Limit użytkowników narzucony twórcom nieoficjalnych programów ma na celu oczywiście wykoszenie ich z rynku. Twórcy aplikacji zdecydowanie lepszych od tych oficjalnych tracą wszelką motywację do ich rozwijania, skoro w pewnym momencie po prostu kolejni nowi użytkownicy nie będą mogli z niej korzystać, a więc ich sprzedaż będzie pozbawiona sensu. Co więcej w chwili osiągnięcia wspomnianego limitu taki program dalej będzie dostępny w sklepie, na pewno trafią się więc klienci, którzy go kupią, ale nie będą mogli z niego skorzystać, a więc poczują się oszukani. Nie przez Twittera, ale przez twórców aplikacji.

Było tak z kilkoma dobrymi aplikacjami Twittera dla Androida. Teraz wiele wskazuje na to, że limit tokenów osiągnął Tweetbot dla Mac. Od dzisiaj rana nowi użytkownicy, którzy zakupili program w Mac App Store zgłaszali problemy z logowaniem. Niektórym pojawiły się komunikaty o osiągnięciu limitu użytkowników przez aplikację. Deweloper zrobił wiec to co musiał - usunął aplikację z Mac App Store.

Wielu użytkowników Tweetbota. zarówno w wersji dla Mac, jak i w wersji dla iPada, oczekiwało pojawienia się nowych wersji tych programów, m.in. z grafiką dostosowaną do wyglądu najnowszych wersji systemów operacyjnych. Wydaje mi się, że w obecnej sytuacji, w której programy te nie zarobią one już ani centa, inwestowanie czasu i pieniędzy w ich nowe wersje zwyczajnie mija się z celem.

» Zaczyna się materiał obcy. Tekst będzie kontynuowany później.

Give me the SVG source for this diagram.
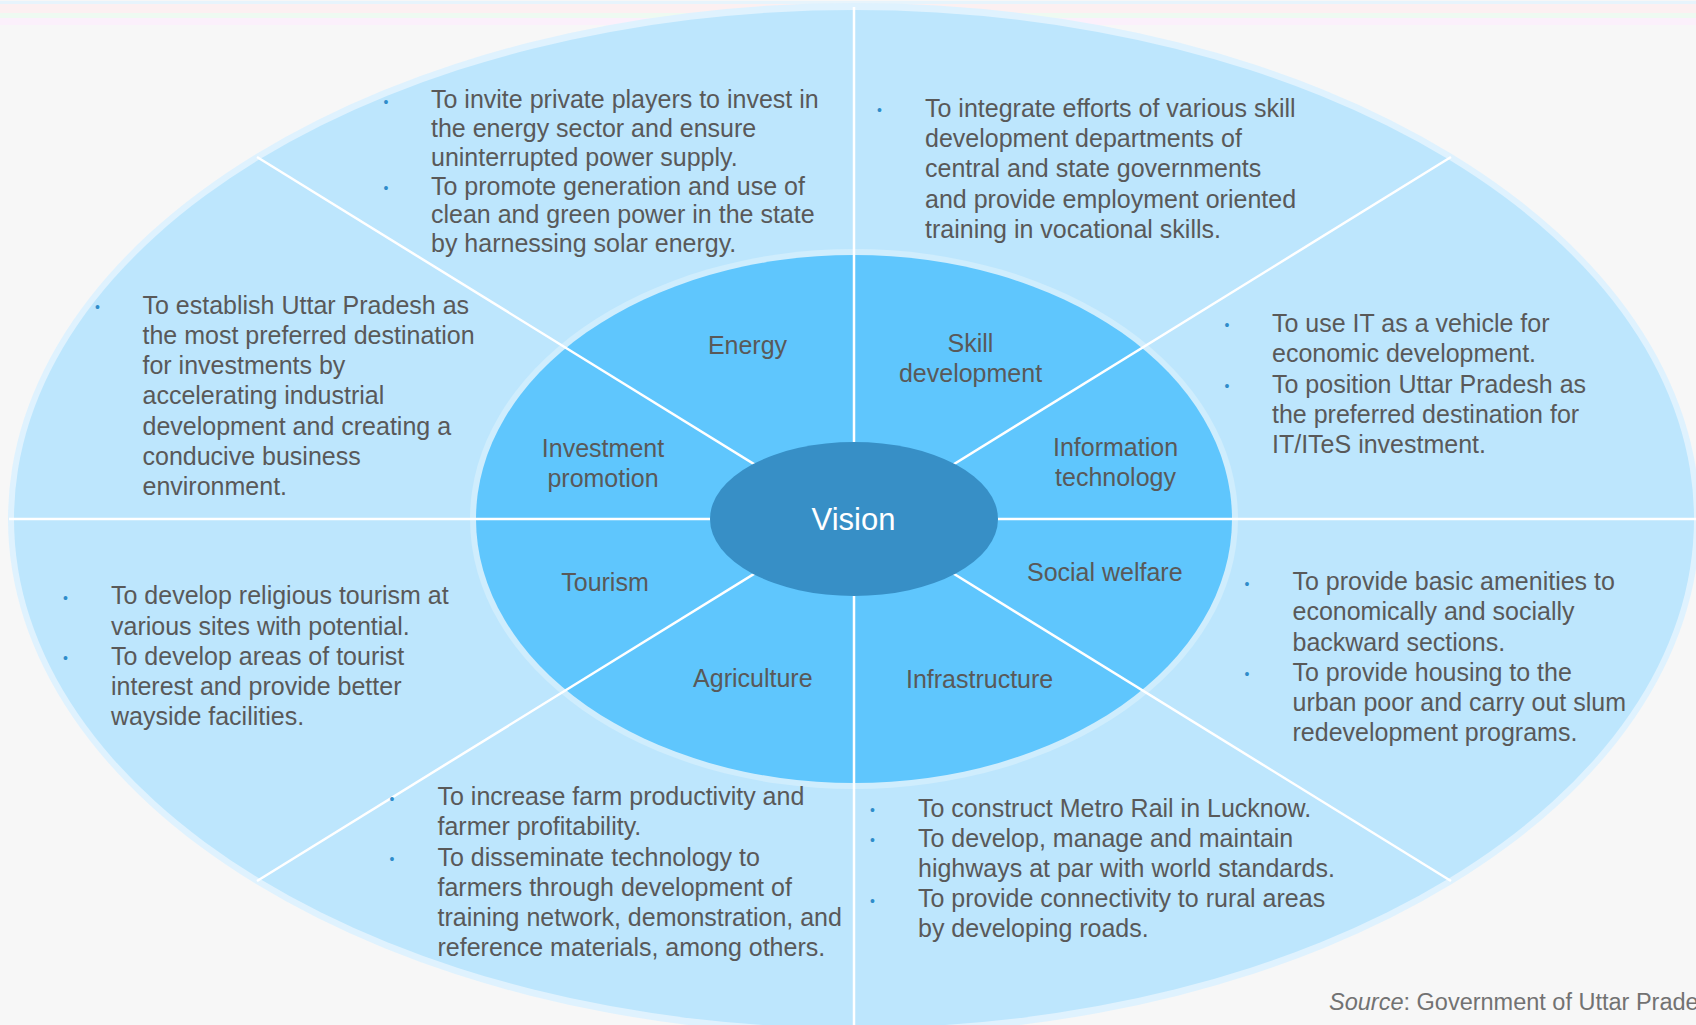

Obym się mylił, ale obawiam się, że nie zobaczymy ani nowego Tweetbota dla Mac, ani dla iPada, no chyba że Tapbots dogada się jakoś z Twitterem (np. odpalając procent od każdej sprzedanej kopi Tweetbota). To jednak nie jest w interesie Twittera, którego kierownictwo chce by użytkownicy używali oficjalnych aplikacji.

Moje obawy nie biorą się znikąd. Prace nad nową wersją Twitterriffic w wersji dla Mac także zostały wstrzymane po tym, jak program osiągnął narzucony przez Twittera limit użytkowników.

We wstępie do niniejszego wpisu wspominałem o sarkazmie, albo raczej ironii, z jaką odnoszę się do wszelkich nowych przedsięwzięć, które mają być konkurencyjne względem Twittera. Jest to niestety gorzka ironia. Wszystkie one bowiem, włącznie z App.net nie odniosły sukcesu.